═════ STORED DATA ═════
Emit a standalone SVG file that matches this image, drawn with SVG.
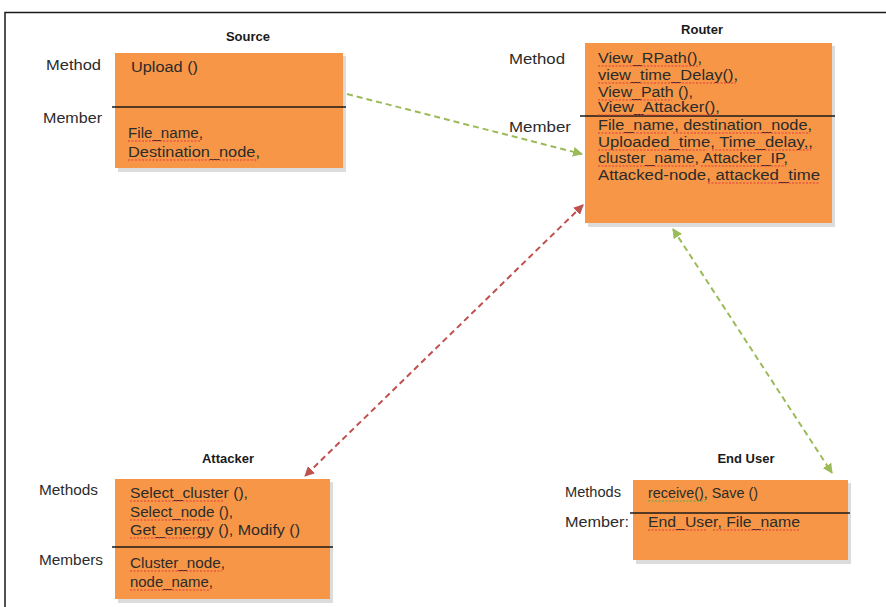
<svg xmlns="http://www.w3.org/2000/svg" width="886" height="607" viewBox="0 0 886 607">
<style>
.box{fill:#f79646;}
.shadow{fill:#dcdcdc;}
.div{stroke:#1a1a1a;stroke-width:1.3;}
.t{font-family:"Liberation Sans",Arial,sans-serif;font-size:14px;fill:#2b2b2b;}
.lbl{font-family:"Liberation Sans",Arial,sans-serif;font-size:14px;fill:#2b2b2b;}
.title{font-family:"Liberation Sans",Arial,sans-serif;font-size:13px;font-weight:bold;fill:#1a1a1a;text-anchor:middle;}
.green{stroke:#9bbb59;stroke-width:2;stroke-dasharray:6,4;fill:none;}
.red{stroke:#c0504d;stroke-width:2;stroke-dasharray:6,4;fill:none;}
.sq{stroke:#e03a3a;stroke-width:1.2;stroke-dasharray:2,1.5;fill:none;}
.sqg{stroke:#4caf50;stroke-width:1.2;stroke-dasharray:2,1.5;fill:none;}
</style>
<defs>
<marker id="ag" viewBox="0 0 10 10" refX="9" refY="5" markerWidth="5" markerHeight="5" orient="auto-start-reverse" markerUnits="strokeWidth">
<path d="M0,0 L10,5 L0,10 z" fill="#9bbb59"/>
</marker>
<marker id="ar" viewBox="0 0 10 10" refX="9" refY="5" markerWidth="5" markerHeight="5" orient="auto-start-reverse" markerUnits="strokeWidth">
<path d="M0,0 L10,5 L0,10 z" fill="#c0504d"/>
</marker>
</defs>
<rect width="886" height="607" fill="#ffffff"/>
<path d="M5,607 V12.5 H886" fill="none" stroke="#1a1a1a" stroke-width="1.5"/>

<g id="connectors">
<line class="green" x1="347" y1="94" x2="582" y2="154" marker-end="url(#ag)"/>
<line class="red" x1="583" y1="205" x2="305" y2="476" marker-start="url(#ar)" marker-end="url(#ar)"/>
<line class="green" x1="673" y1="229" x2="832" y2="473" marker-start="url(#ag)" marker-end="url(#ag)"/>
</g>

<g id="source">
<text class="title" x="248" y="41">Source</text>
<rect class="shadow" x="118" y="56" width="228" height="116"/>
<rect class="box" x="115" y="53" width="228" height="115"/>
<line class="div" x1="112" y1="107" x2="346" y2="107"/>
<text class="lbl" x="46" y="70" textLength="55" lengthAdjust="spacingAndGlyphs">Method</text>
<text class="lbl" x="43" y="123" textLength="59" lengthAdjust="spacingAndGlyphs">Member</text>
<text class="t" x="131" y="72" textLength="67" lengthAdjust="spacingAndGlyphs">Upload ()</text>
<text class="t" x="128" y="138" textLength="75" lengthAdjust="spacingAndGlyphs">File_name,</text>
<text class="t" x="128" y="157" textLength="132" lengthAdjust="spacingAndGlyphs">Destination_node,</text>
<path class="sq" d="M128,141 H200 M128,160 H258"/>
</g>

<g id="router">
<text class="title" x="702" y="34">Router</text>
<rect class="shadow" x="588" y="46" width="247" height="181"/>
<rect class="box" x="585" y="43" width="247" height="180"/>
<line class="div" x1="580" y1="116" x2="835" y2="116"/>
<text class="lbl" x="509" y="64" textLength="56" lengthAdjust="spacingAndGlyphs">Method</text>
<text class="lbl" x="509" y="132" textLength="62" lengthAdjust="spacingAndGlyphs">Member</text>
<text class="t" x="598" y="63" textLength="104" lengthAdjust="spacingAndGlyphs">View_RPath(),</text>
<text class="t" x="598" y="80" textLength="140" lengthAdjust="spacingAndGlyphs">view_time_Delay(),</text>
<text class="t" x="598" y="97" textLength="95" lengthAdjust="spacingAndGlyphs">View_Path (),</text>
<text class="t" x="598" y="112" textLength="122" lengthAdjust="spacingAndGlyphs">View_Attacker(),</text>
<text class="t" x="598" y="130" textLength="214" lengthAdjust="spacingAndGlyphs">File_name, destination_node,</text>
<text class="t" x="598" y="147" textLength="215" lengthAdjust="spacingAndGlyphs">Uploaded_time, Time_delay,,</text>
<text class="t" x="598" y="163" textLength="190" lengthAdjust="spacingAndGlyphs">cluster_name, Attacker_IP,</text>
<text class="t" x="598" y="180" textLength="222" lengthAdjust="spacingAndGlyphs">Attacked-node, attacked_time</text>
<path class="sq" d="M598,66 H700 M598,83 H736 M598,100 H672 M598,115 H718 M598,133 H668 M673,133 H810 M598,150 H707 M712,150 H811 M598,166 H696 M701,166 H786 M708,183 H820"/>
</g>

<g id="attacker">
<text class="title" x="228" y="463">Attacker</text>
<rect class="shadow" x="118" y="482" width="215" height="121"/>
<rect class="box" x="115" y="479" width="215" height="120"/>
<line class="div" x1="112" y1="547" x2="333" y2="547"/>
<text class="lbl" x="39" y="495" textLength="59" lengthAdjust="spacingAndGlyphs">Methods</text>
<text class="lbl" x="39" y="565" textLength="64" lengthAdjust="spacingAndGlyphs">Members</text>
<text class="t" x="130" y="498" textLength="118" lengthAdjust="spacingAndGlyphs">Select_cluster (),</text>
<text class="t" x="130" y="517" textLength="103" lengthAdjust="spacingAndGlyphs">Select_node (),</text>
<text class="t" x="130" y="535" textLength="170" lengthAdjust="spacingAndGlyphs">Get_energy (), Modify ()</text>
<text class="t" x="130" y="568" textLength="95" lengthAdjust="spacingAndGlyphs">Cluster_node,</text>
<text class="t" x="130" y="587" textLength="83" lengthAdjust="spacingAndGlyphs">node_name,</text>
<path class="sq" d="M130,501 H224 M130,520 H210 M130,538 H208 M130,571 H222 M130,590 H210"/>
</g>

<g id="enduser">
<text class="title" x="746" y="463">End User</text>
<rect class="shadow" x="636" y="483" width="215" height="81"/>
<rect class="box" x="633" y="480" width="215" height="80"/>
<line class="div" x1="630" y1="513" x2="850" y2="513"/>
<text class="lbl" x="565" y="497" textLength="56" lengthAdjust="spacingAndGlyphs">Methods</text>
<text class="lbl" x="565" y="527" textLength="64" lengthAdjust="spacingAndGlyphs">Member:</text>
<text class="t" x="648" y="498" textLength="110" lengthAdjust="spacingAndGlyphs">receive(), Save ()</text>
<text class="t" x="648" y="527" textLength="152" lengthAdjust="spacingAndGlyphs">End_User, File_name</text>
<path class="sqg" d="M648,501 H705"/>
<path class="sq" d="M648,530 H706 M713,530 H800"/>
</g>
</svg>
═════
● WRITTEN TASK: Quote all the lines above exactly as given. Do not include the pictures.

● EXERCISE OUTPUT:
Emit a standalone SVG file that matches this image, drawn with SVG.
<svg xmlns="http://www.w3.org/2000/svg" width="886" height="607" viewBox="0 0 886 607">
<style>
.box{fill:#f79646;}
.shadow{fill:#dcdcdc;}
.div{stroke:#1a1a1a;stroke-width:1.3;}
.t{font-family:"Liberation Sans",Arial,sans-serif;font-size:14px;fill:#2b2b2b;}
.lbl{font-family:"Liberation Sans",Arial,sans-serif;font-size:14px;fill:#2b2b2b;}
.title{font-family:"Liberation Sans",Arial,sans-serif;font-size:13px;font-weight:bold;fill:#1a1a1a;text-anchor:middle;}
.green{stroke:#9bbb59;stroke-width:2;stroke-dasharray:6,4;fill:none;}
.red{stroke:#c0504d;stroke-width:2;stroke-dasharray:6,4;fill:none;}
.sq{stroke:#e03a3a;stroke-width:1.2;stroke-dasharray:2,1.5;fill:none;}
.sqg{stroke:#4caf50;stroke-width:1.2;stroke-dasharray:2,1.5;fill:none;}
</style>
<defs>
<marker id="ag" viewBox="0 0 10 10" refX="9" refY="5" markerWidth="5" markerHeight="5" orient="auto-start-reverse" markerUnits="strokeWidth">
<path d="M0,0 L10,5 L0,10 z" fill="#9bbb59"/>
</marker>
<marker id="ar" viewBox="0 0 10 10" refX="9" refY="5" markerWidth="5" markerHeight="5" orient="auto-start-reverse" markerUnits="strokeWidth">
<path d="M0,0 L10,5 L0,10 z" fill="#c0504d"/>
</marker>
</defs>
<rect width="886" height="607" fill="#ffffff"/>
<path d="M5,607 V12.5 H886" fill="none" stroke="#1a1a1a" stroke-width="1.5"/>

<g id="connectors">
<line class="green" x1="347" y1="94" x2="582" y2="154" marker-end="url(#ag)"/>
<line class="red" x1="583" y1="205" x2="305" y2="476" marker-start="url(#ar)" marker-end="url(#ar)"/>
<line class="green" x1="673" y1="229" x2="832" y2="473" marker-start="url(#ag)" marker-end="url(#ag)"/>
</g>

<g id="source">
<text class="title" x="248" y="41">Source</text>
<rect class="shadow" x="118" y="56" width="228" height="116"/>
<rect class="box" x="115" y="53" width="228" height="115"/>
<line class="div" x1="112" y1="107" x2="346" y2="107"/>
<text class="lbl" x="46" y="70" textLength="55" lengthAdjust="spacingAndGlyphs">Method</text>
<text class="lbl" x="43" y="123" textLength="59" lengthAdjust="spacingAndGlyphs">Member</text>
<text class="t" x="131" y="72" textLength="67" lengthAdjust="spacingAndGlyphs">Upload ()</text>
<text class="t" x="128" y="138" textLength="75" lengthAdjust="spacingAndGlyphs">File_name,</text>
<text class="t" x="128" y="157" textLength="132" lengthAdjust="spacingAndGlyphs">Destination_node,</text>
<path class="sq" d="M128,141 H200 M128,160 H258"/>
</g>

<g id="router">
<text class="title" x="702" y="34">Router</text>
<rect class="shadow" x="588" y="46" width="247" height="181"/>
<rect class="box" x="585" y="43" width="247" height="180"/>
<line class="div" x1="580" y1="116" x2="835" y2="116"/>
<text class="lbl" x="509" y="64" textLength="56" lengthAdjust="spacingAndGlyphs">Method</text>
<text class="lbl" x="509" y="132" textLength="62" lengthAdjust="spacingAndGlyphs">Member</text>
<text class="t" x="598" y="63" textLength="104" lengthAdjust="spacingAndGlyphs">View_RPath(),</text>
<text class="t" x="598" y="80" textLength="140" lengthAdjust="spacingAndGlyphs">view_time_Delay(),</text>
<text class="t" x="598" y="97" textLength="95" lengthAdjust="spacingAndGlyphs">View_Path (),</text>
<text class="t" x="598" y="112" textLength="122" lengthAdjust="spacingAndGlyphs">View_Attacker(),</text>
<text class="t" x="598" y="130" textLength="214" lengthAdjust="spacingAndGlyphs">File_name, destination_node,</text>
<text class="t" x="598" y="147" textLength="215" lengthAdjust="spacingAndGlyphs">Uploaded_time, Time_delay,,</text>
<text class="t" x="598" y="163" textLength="190" lengthAdjust="spacingAndGlyphs">cluster_name, Attacker_IP,</text>
<text class="t" x="598" y="180" textLength="222" lengthAdjust="spacingAndGlyphs">Attacked-node, attacked_time</text>
<path class="sq" d="M598,66 H700 M598,83 H736 M598,100 H672 M598,115 H718 M598,133 H668 M673,133 H810 M598,150 H707 M712,150 H811 M598,166 H696 M701,166 H786 M708,183 H820"/>
</g>

<g id="attacker">
<text class="title" x="228" y="463">Attacker</text>
<rect class="shadow" x="118" y="482" width="215" height="121"/>
<rect class="box" x="115" y="479" width="215" height="120"/>
<line class="div" x1="112" y1="547" x2="333" y2="547"/>
<text class="lbl" x="39" y="495" textLength="59" lengthAdjust="spacingAndGlyphs">Methods</text>
<text class="lbl" x="39" y="565" textLength="64" lengthAdjust="spacingAndGlyphs">Members</text>
<text class="t" x="130" y="498" textLength="118" lengthAdjust="spacingAndGlyphs">Select_cluster (),</text>
<text class="t" x="130" y="517" textLength="103" lengthAdjust="spacingAndGlyphs">Select_node (),</text>
<text class="t" x="130" y="535" textLength="170" lengthAdjust="spacingAndGlyphs">Get_energy (), Modify ()</text>
<text class="t" x="130" y="568" textLength="95" lengthAdjust="spacingAndGlyphs">Cluster_node,</text>
<text class="t" x="130" y="587" textLength="83" lengthAdjust="spacingAndGlyphs">node_name,</text>
<path class="sq" d="M130,501 H224 M130,520 H210 M130,538 H208 M130,571 H222 M130,590 H210"/>
</g>

<g id="enduser">
<text class="title" x="746" y="463">End User</text>
<rect class="shadow" x="636" y="483" width="215" height="81"/>
<rect class="box" x="633" y="480" width="215" height="80"/>
<line class="div" x1="630" y1="513" x2="850" y2="513"/>
<text class="lbl" x="565" y="497" textLength="56" lengthAdjust="spacingAndGlyphs">Methods</text>
<text class="lbl" x="565" y="527" textLength="64" lengthAdjust="spacingAndGlyphs">Member:</text>
<text class="t" x="648" y="498" textLength="110" lengthAdjust="spacingAndGlyphs">receive(), Save ()</text>
<text class="t" x="648" y="527" textLength="152" lengthAdjust="spacingAndGlyphs">End_User, File_name</text>
<path class="sqg" d="M648,501 H705"/>
<path class="sq" d="M648,530 H706 M713,530 H800"/>
</g>
</svg>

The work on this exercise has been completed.